Sawyer said this would be the last interview Jenner would give as Bruce, but that he was still most comfortable with male pronouns.

Jenner also says he always has been and will continue to be attracted to women.

"I'm not gay; as far as I know I'm heterosexual," Jenner said. "I've never been with a guy."

Later in the show Sawyer spoke with Jenner's children from his first two marriages, who all expressed support for their father, with his son Brandon praising his courage.

NPR's Frank DeFord wrote earlier this week about his experience covering Jenner's drive at Olympic gold during the 1976 Montreal games, where he saw hints of Jenner's careful management of his public persona.

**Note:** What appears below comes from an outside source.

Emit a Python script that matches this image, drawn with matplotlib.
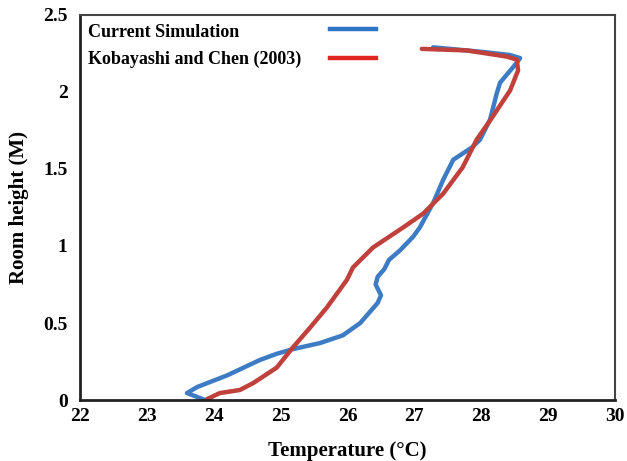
import matplotlib
matplotlib.use("Agg")
import matplotlib.pyplot as plt
from matplotlib.lines import Line2D

# Current Simulation (temperature in °C, height in m)
sim_temp = [23.87, 23.60, 23.75, 24.20, 24.69, 24.94, 25.18, 25.59, 25.93, 26.19,
            26.33, 26.45, 26.50, 26.42, 26.45, 26.55, 26.62, 26.78, 26.98, 27.08,
            27.28, 27.43, 27.58, 27.72, 27.86, 27.98, 28.13, 28.23, 28.28, 28.53,
            28.58, 28.43, 28.02, 27.53, 27.28]
sim_height = [0.0, 0.045, 0.084, 0.16, 0.26, 0.30, 0.33, 0.37, 0.42, 0.50,
              0.57, 0.63, 0.68, 0.75, 0.80, 0.85, 0.91, 0.97, 1.06, 1.12,
              1.28, 1.43, 1.56, 1.60, 1.64, 1.69, 1.82, 1.99, 2.06, 2.19,
              2.22, 2.24, 2.26, 2.28, 2.29]

# Kobayashi and Chen (2003)
kc_temp = [23.90, 24.09, 24.39, 24.59, 24.94, 25.18, 25.44, 25.69, 25.99, 26.08,
           26.38, 26.83, 27.13, 27.43, 27.72, 27.93, 28.17, 28.43, 28.55, 28.53,
           28.38, 27.78, 27.11]
kc_height = [0.006, 0.045, 0.065, 0.11, 0.21, 0.34, 0.47, 0.60, 0.78, 0.86,
             0.99, 1.12, 1.21, 1.34, 1.51, 1.69, 1.84, 2.01, 2.14, 2.21,
             2.23, 2.27, 2.28]

x_ticks = [22, 23, 24, 25, 26, 27, 28, 29, 30]
y_ticks = [0, 0.5, 1, 1.5, 2, 2.5]
y_tick_labels = ["0", "0.5", "1", "1.5", "2", "2.5"]
series_names = ["Current Simulation", "Kobayashi and Chen (2003)"]

plt.rcParams['font.family'] = ['Liberation Serif', 'DejaVu Serif']
plt.rcParams['font.weight'] = 'bold'

fig = plt.figure(figsize=(6.27, 4.61), dpi=100)
ax = fig.add_axes([0.1276, 0.1323, 0.8534, 0.8352])

blue = "#3D7CC4"
red = "#C0403C"
ax.plot(sim_temp, sim_height, color=blue, lw=3.2, solid_joinstyle='round',
        solid_capstyle='round')
ax.plot(kc_temp, kc_height, color=red, lw=3.2, solid_joinstyle='round',
        solid_capstyle='round')

ax.set_xlim(22, 30)
ax.set_ylim(0, 2.5)
ax.set_xticks(x_ticks)
ax.set_xticklabels([str(t) for t in x_ticks], fontsize=14, fontweight='bold')
ax.set_yticks(y_ticks)
ax.set_yticklabels(y_tick_labels, fontsize=14, fontweight='bold')
ax.tick_params(axis='both', length=0)
ax.tick_params(axis='x', pad=6)
ax.tick_params(axis='y', pad=9)

for side in ['left', 'bottom']:
    ax.spines[side].set_linewidth(2.0)
    ax.spines[side].set_color('#222222')
for side in ['top', 'right']:
    ax.spines[side].set_linewidth(1.5)
    ax.spines[side].set_color('#444444')

ax.set_xlabel("Temperature (\u00b0C)", fontsize=15, fontweight='bold', labelpad=11)
ax.set_ylabel("Room height (M)", fontsize=15, fontweight='bold', labelpad=10)

# legend drawn manually: text on left, line sample on right
ax.text(0.015, 0.955, series_names[0], transform=ax.transAxes, fontsize=13,
        fontweight='bold', va='center', ha='left')
ax.text(0.015, 0.885, series_names[1], transform=ax.transAxes, fontsize=13,
        fontweight='bold', va='center', ha='left')
ax.add_line(Line2D([0.468, 0.553], [0.963, 0.963], transform=ax.transAxes,
                   color="#2E75C6", lw=3.2))
ax.add_line(Line2D([0.468, 0.553], [0.888, 0.888], transform=ax.transAxes,
                   color="#E02424", lw=3.2))

fig.savefig("out.png", dpi=100)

"As the public awaits his presumed revelations, Jenner is still invariably and glibly identified by his paternal connection to the Kardashian clan. It's presented almost anecdotally that he won the gold medal for the Olympic decathlon — the 10-event classic of track and field athleticism — in 1976. But back then, he was a glorified champion and called 'the world's greatest athlete.' "Today, few people even know what the decathlon is, but I was with Jenner in Montreal that summer, writing about him when his new life began as the champion. "Jenner knew that Olympic gold medalists had one brief chance at cashing in. So he carefully plotted his path as if he were to win the gold. That context can help us to understand how savvy he is in approaching what appears to be a second great upheaval in his life: his alleged transition to becoming a woman."